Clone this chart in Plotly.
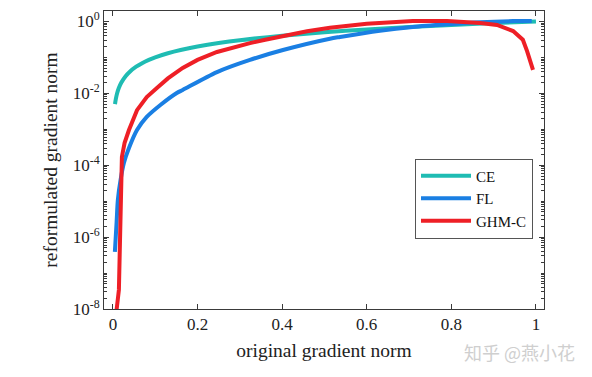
import plotly.graph_objects as go

# Values
ce_x = [0.005, 0.007, 0.01, 0.014, 0.02, 0.03, 0.04, 0.055, 0.07, 0.085, 0.1, 0.13, 0.16,
        0.2, 0.25, 0.3, 0.4, 0.5, 0.6, 0.7, 0.8, 0.9, 1.0]
ce_y = [0.005, 0.007, 0.01, 0.014, 0.02, 0.03, 0.04, 0.055, 0.07, 0.085, 0.1, 0.13, 0.16,
        0.2, 0.25, 0.3, 0.4, 0.5, 0.6, 0.7, 0.8, 0.9, 1.0]

fl_x = [0.0047, 0.0087, 0.0118, 0.0182, 0.026, 0.038, 0.057, 0.080, 0.113, 0.151, 0.165,
        0.246, 0.324, 0.402, 0.513, 0.537, 0.631, 0.709, 0.790, 0.868, 0.946, 0.99]
fl_y = [3.9e-7, 2.5e-6, 1.1e-5, 3.9e-5, 1.15e-4, 3.0e-4, 9.5e-4, 2.2e-3, 4.8e-3, 1.02e-2, 1.24e-2,
        3.9e-2, 0.085, 0.16, 0.33, 0.37, 0.55, 0.70, 0.83, 0.95, 1.02, 1.03]

ghm_x = [0.006, 0.0087, 0.0142, 0.0182, 0.0213, 0.0277, 0.038, 0.057, 0.080, 0.104, 0.13,
         0.165, 0.2, 0.246, 0.29, 0.324, 0.36, 0.402, 0.459, 0.513, 0.56, 0.6, 0.65,
         0.709, 0.790, 0.868, 0.908, 0.946, 0.969, 0.979, 0.993]
ghm_y = [3e-9, 9.4e-9, 3.4e-8, 2.5e-6, 1.7e-4, 4.2e-4, 9.5e-4, 3.4e-3, 7.9e-3, 1.4e-2, 0.026,
         0.051, 0.085, 0.141, 0.2, 0.25, 0.31, 0.39, 0.53, 0.67, 0.78, 0.86, 0.94,
         1.03, 1.03, 0.91, 0.80, 0.54, 0.31, 0.15, 0.045]

x_ticks = [0, 0.2, 0.4, 0.6, 0.8, 1]
x_tick_text = ["0", "0.2", "0.4", "0.6", "0.8", "1"]
y_ticks = [1e-8, 1e-6, 1e-4, 1e-2, 1e0]
y_tick_text = ["10<sup>-8</sup>", "10<sup>-6</sup>", "10<sup>-4</sup>", "10<sup>-2</sup>", "10<sup>0</sup>"]

series = [("CE", ce_x, ce_y, "#1fbcb3", "spline"),
          ("FL", fl_x, fl_y, "#1a7fe3", "spline"),
          ("GHM-C", ghm_x, ghm_y, "#ee1f26", "linear")]

serif = "Liberation Serif"
axis_col = "#3a3a3a"
txt_col = "#222222"

fig = go.Figure()
for name, xs, ys, col, shape in series:
    fig.add_trace(go.Scatter(x=xs, y=ys, mode="lines", name=name,
                             line=dict(color=col, width=4, shape=shape, smoothing=0.8)))

fig.update_layout(
    width=592, height=377,
    margin=dict(l=104, r=48, t=11, b=68),
    paper_bgcolor="white", plot_bgcolor="white",
    font=dict(family=serif, color=txt_col, size=16),
    showlegend=True,
    legend=dict(x=0.975, y=0.505, xanchor="right", yanchor="top",
                bgcolor="white", bordercolor="#555555", borderwidth=1,
                font=dict(family=serif, size=15, color="#111111"),
                tracegroupgap=0, itemwidth=50),
)
fig.update_xaxes(
    range=[-0.021, 1.019], tickvals=x_ticks, ticktext=x_tick_text, automargin=False,
    showgrid=False, zeroline=False, showline=True, linecolor=axis_col, linewidth=1,
    mirror="ticks", ticks="inside", ticklen=5, tickcolor=axis_col,
    tickfont=dict(family=serif, size=17, color=txt_col),
    title=dict(text="original gradient norm", font=dict(family=serif, size=19.5, color=txt_col),
               standoff=9),
)
fig.update_yaxes(
    type="log", range=[-8, 0.29], tickvals=y_ticks, ticktext=y_tick_text, automargin=False,
    showgrid=False, zeroline=False, showline=True, linecolor=axis_col, linewidth=1,
    mirror="ticks", ticks="inside", ticklen=5, tickcolor=axis_col,
    tickfont=dict(family=serif, size=17, color=txt_col),
    minor=dict(ticks="inside", ticklen=3, tickcolor=axis_col, dtick="D1", showgrid=False),
    title=dict(text="reformulated gradient norm", font=dict(family=serif, size=19.5, color=txt_col),
               standoff=9),
)
fig.add_annotation(text="知乎 @燕小花", xref="paper", yref="paper", x=1.075, y=-0.145,
                   xanchor="right", yanchor="middle", showarrow=False,
                   font=dict(family="Noto Sans CJK SC", size=18, color="#cfcfcf"))

fig.write_html("out.html", config={"displayModeBar": False},
               post_script="document.body.style.margin='0';document.body.style.overflow='hidden';")
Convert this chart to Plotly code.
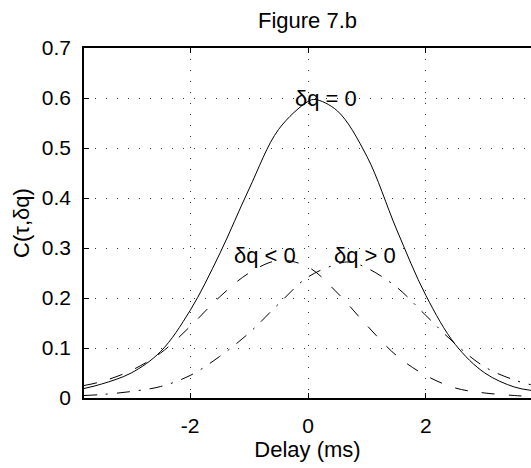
import plotly.graph_objects as go

# Delay (ms)
delay = [-3.8, -3.5, -3.0, -2.5, -2.0, -1.5, -1.0, -0.5, 0.0, 0.12, 0.5, 1.0, 1.5, 2.0, 2.5, 3.0, 3.5, 3.8]
# C(tau, dq) for dq = 0 (solid)
c_zero = [0.019, 0.028, 0.050, 0.093, 0.175, 0.288, 0.418, 0.537, 0.593, 0.597, 0.574, 0.483, 0.338, 0.205, 0.107, 0.050, 0.022, 0.015]

delay_neg = [-3.8, -3.5, -3.0, -2.5, -2.0, -1.5, -1.0, -0.5, 0.0, 0.5, 1.0, 1.5, 2.0, 2.5, 3.0, 3.5, 3.8]
# dq < 0 (dashed)
c_neg = [0.025, 0.033, 0.055, 0.090, 0.143, 0.202, 0.250, 0.275, 0.262, 0.210, 0.145, 0.085, 0.045, 0.020, 0.010, 0.005, 0.003]

delay_pos = [-3.8, -3.5, -3.0, -2.5, -2.0, -1.5, -1.0, -0.5, 0.0, 0.5, 0.7, 1.0, 1.5, 2.0, 2.5, 3.0, 3.5, 3.8]
# dq > 0 (dash-dot)
c_pos = [0.005, 0.007, 0.013, 0.023, 0.045, 0.083, 0.130, 0.188, 0.242, 0.268, 0.272, 0.260, 0.222, 0.165, 0.108, 0.062, 0.036, 0.026]

x_ticks = [-2, 0, 2]
x_ticktext = ["-2", "0", "2"]
y_ticks = [0, 0.1, 0.2, 0.3, 0.4, 0.5, 0.6, 0.7]
y_ticktext = ["0", "0.1", "0.2", "0.3", "0.4", "0.5", "0.6", "0.7"]

labels = ["δq = 0", "δq < 0", "δq > 0"]
label_x = [-0.26, -1.29, 0.40]
label_y = [0.600, 0.285, 0.285]

FONT = "Liberation Sans, Arial, Helvetica, sans-serif"

fig = go.Figure()
fig.add_trace(go.Scatter(x=delay, y=c_zero, mode="lines", line=dict(color="black", width=1, shape="spline", smoothing=1.0), showlegend=False))
fig.add_trace(go.Scatter(x=delay_neg, y=c_neg, mode="lines", line=dict(color="black", width=1, dash="13px,14px", shape="spline", smoothing=1.0), showlegend=False))
fig.add_trace(go.Scatter(x=delay_pos, y=c_pos, mode="lines", line=dict(color="black", width=1, dash="13px,9px,2px,9px", shape="spline", smoothing=1.0), showlegend=False))

for t, xx, yy in zip(labels, label_x, label_y):
    fig.add_annotation(x=xx, y=yy, text=t, showarrow=False, xanchor="left", yanchor="middle",
                       font=dict(family=FONT, size=22, color="black"))

grid = dict(showgrid=True, gridcolor="#333", gridwidth=1, griddash="1px,10px")

fig.update_layout(
    width=531, height=468,
    margin=dict(l=84, r=0, t=48, b=70),
    paper_bgcolor="white", plot_bgcolor="white",
    font=dict(family=FONT, size=21, color="black"),
    title=dict(text="Figure 7.b", x=(84 + 531) / 2 / 531, xanchor="center", y=1 - 20 / 468, yanchor="middle",
               font=dict(family=FONT, size=22, color="black")),
    xaxis=dict(range=[-3.8, 3.783], tickvals=x_ticks, ticktext=x_ticktext, ticks="inside", ticklen=5,
               tickwidth=1, tickcolor="black", showline=True, linecolor="black", linewidth=1.5,
               mirror="ticks", zeroline=False, ticklabelstandoff=8,
               title=dict(text="Delay (ms)", standoff=6, font=dict(family=FONT, size=22)), **grid),
    yaxis=dict(range=[0, 0.7], tickvals=y_ticks, ticktext=y_ticktext, ticks="inside", ticklen=5,
               tickwidth=1, tickcolor="black", showline=True, linecolor="black", linewidth=1.5,
               mirror=False, zeroline=False, ticklabelstandoff=7,
               title=dict(text="C(τ,δq)", standoff=6, font=dict(family=FONT, size=22)), **grid),
    yaxis2=dict(range=[0, 0.7], overlaying="y", side="right", tickvals=y_ticks, ticks="inside", ticklen=5,
                tickwidth=1, tickcolor="black", showticklabels=False, showline=False, showgrid=False, zeroline=False),
)

fig.write_html("out.html")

****

Aim:
Using the data above, copy each line that contains "this".

Answer:
Clone this chart in Plotly.
Convert this chart to Plotly code.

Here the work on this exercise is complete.